Renowned designer April Greiman is known as one of the first designers to use computer technology as a design tool. Along with Jayme Odgers, April is credited with establishing the ‘New Wave’ design style in the US in the late 70s and early 80s. She is currently the Director of Made in Space, a design consultancy based in Los Angeles.

April first began studying Graphic Design in the Kansas City Art Institute in 1966, and went on to study at the Allgemeine Künstgewerberschule Basel, now known as the Basel School of Design in Switzerland. She was influenced by the International Style and by Wolfgang Weingart, who introduced her to a style later known as ‘New Wave’, which is less reliant on a Modernist heritage.

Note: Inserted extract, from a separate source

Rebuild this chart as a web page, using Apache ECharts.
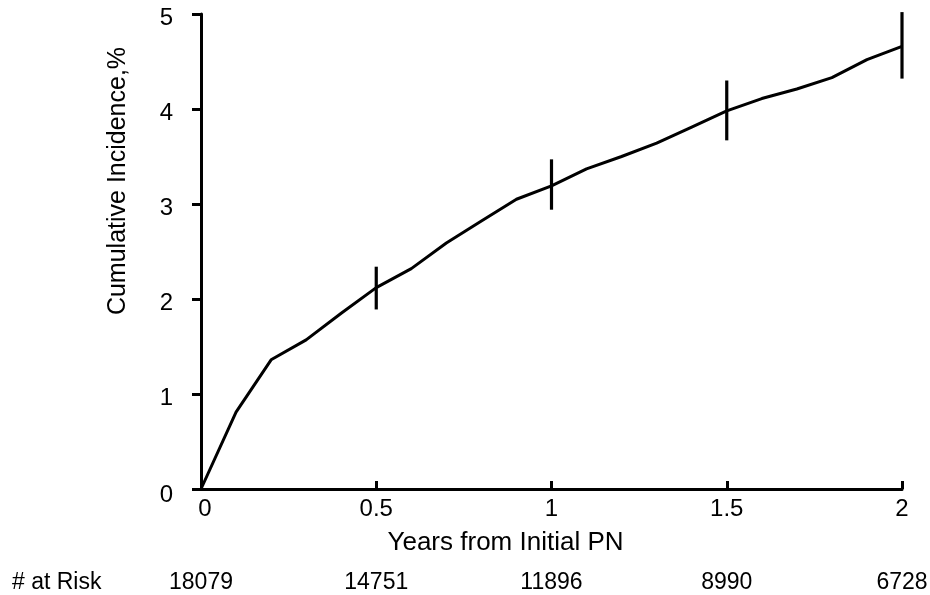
<!DOCTYPE html>
<html>
<head>
<meta charset="utf-8">
<script src="https://cdn.jsdelivr.net/npm/echarts@6/dist/echarts.min.js"></script>
<style>
  html, body { margin: 0; padding: 0; background: #fff; }
  #main { width: 930px; height: 595px; }
</style>
</head>
<body>
<div id="main"></div>
<script>
// 数据
var years = [0, 0.1, 0.2, 0.3, 0.4, 0.5, 0.6, 0.7, 0.8, 0.9, 1.0,
             1.1, 1.2, 1.3, 1.4, 1.5, 1.6, 1.7, 1.8, 1.9, 2.0];
var incidence = [0, 0.81, 1.36, 1.57, 1.85, 2.12, 2.32, 2.59, 2.82, 3.05, 3.19,
                 3.37, 3.50, 3.64, 3.81, 3.98, 4.11, 4.21, 4.33, 4.52, 4.66];
var ciYears = [0.5, 1.0, 1.5, 2.0];
var ciLow = [1.89, 2.94, 3.67, 4.32];
var ciHigh = [2.34, 3.47, 4.30, 5.02];
var riskYears = [0, 0.5, 1.0, 1.5, 2.0];
var atRisk = [18079, 14751, 11896, 8990, 6728];

var font = 'Liberation Sans, Arial, sans-serif';

var myChart = echarts.init(document.getElementById('main'));
myChart.setOption({
    animation: false,
    backgroundColor: '#fff',
    grid: { left: 201, right: 28, top: 14, bottom: 106 },
    xAxis: {
        type: 'value',
        min: 0, max: 2, interval: 0.5,
        name: 'Years from Initial PN',
        nameLocation: 'middle',
        nameGap: 41,
        nameTextStyle: { fontFamily: font, fontSize: 26, color: '#000', padding: [0, 92, 0, 0] },
        axisLine: { lineStyle: { color: '#000', width: 3 } },
        axisTick: { inside: true, length: 8, lineStyle: { color: '#000', width: 3 } },
        axisLabel: {
            margin: 8, fontFamily: font, fontSize: 24, color: '#000',
            formatter: function (v) { return v === 0 ? '{z|0}' : String(v); },
            rich: { z: { fontFamily: font, fontSize: 24, color: '#000', padding: [0, 0, 0, 8] } }
        },
        splitLine: { show: false }
    },
    yAxis: {
        type: 'value',
        min: 0, max: 5, interval: 1,
        axisLine: { show: true, lineStyle: { color: '#000', width: 3 } },
        axisTick: { show: true, length: 9, lineStyle: { color: '#000', width: 3 } },
        axisLabel: {
            margin: 28, fontFamily: font, fontSize: 24, color: '#000',
            formatter: function (v) { return v === 0 ? '{z|0}' : '{n|' + v + '}'; },
            rich: {
                n: { fontFamily: font, fontSize: 24, color: '#000', padding: [8, 0, 0, 0] },
                z: { fontFamily: font, fontSize: 24, color: '#000', padding: [12, 0, 0, 0] }
            }
        },
        splitLine: { show: false }
    },
    graphic: [
        {
            type: 'text', x: 118, y: 181, rotation: Math.PI / 2,
            style: { text: 'Cumulative Incidence,%', fontFamily: font, fontSize: 25,
                     fill: '#000', align: 'center', verticalAlign: 'middle' }
        },
        {
            type: 'text', x: 12, y: 583,
            style: { text: '# at Risk', fontFamily: font, fontSize: 23,
                     fill: '#000', align: 'left', verticalAlign: 'middle' }
        }
    ],
    series: [
        {
            type: 'line',
            data: years.map(function (x, i) { return [x, incidence[i]]; }),
            showSymbol: false,
            lineStyle: { color: '#000', width: 3 },
            z: 3
        },
        {
            type: 'custom',
            data: ciYears.map(function (x, i) { return [x, ciLow[i], ciHigh[i]]; }),
            renderItem: function (params, api) {
                var lo = api.coord([api.value(0), api.value(1)]);
                var hi = api.coord([api.value(0), api.value(2)]);
                return {
                    type: 'line',
                    shape: { x1: lo[0], y1: lo[1], x2: hi[0], y2: hi[1] },
                    style: { stroke: '#000', lineWidth: 3.2 }
                };
            },
            z: 4
        },
        {
            type: 'custom',
            clip: false,
            data: riskYears.map(function (x, i) { return [x, atRisk[i]]; }),
            renderItem: function (params, api) {
                var p = api.coord([api.value(0), 0]);
                return {
                    type: 'text',
                    x: p[0], y: p[1] + 94,
                    style: { text: String(api.value(1)), fontFamily: font, fontSize: 23,
                             fill: '#000', align: 'center', verticalAlign: 'middle' }
                };
            }
        }
    ]
});
</script>
</body>
</html>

Her multi-disciplinary approach caused her to reject the belief that the digital age would compromise design; instead she exploited digitization errors such as pixelation through her career as integral aspects of digital art.

She was an avid early adopter of the Apple Macintosh computer, and produced an issue of Design Quarterly in 1986, notably re-imagining the magazine as a fold-out poster.

She designed a stamp for the U.S. Postal Service in 1995 to commemorate the Nineteenth Amendment to the US Constitution (Women’s Voting Rights) and had a solo show in 2006 at the Pasadena Museum of California Art titled ‘Drive-by Shooting’.

April currently teaches at Woodbury University, School of Architecture, and the Southern California Institute of Architecture.

She has received the American Institute of Graphic Arts Gold Medal for lifetime achievement.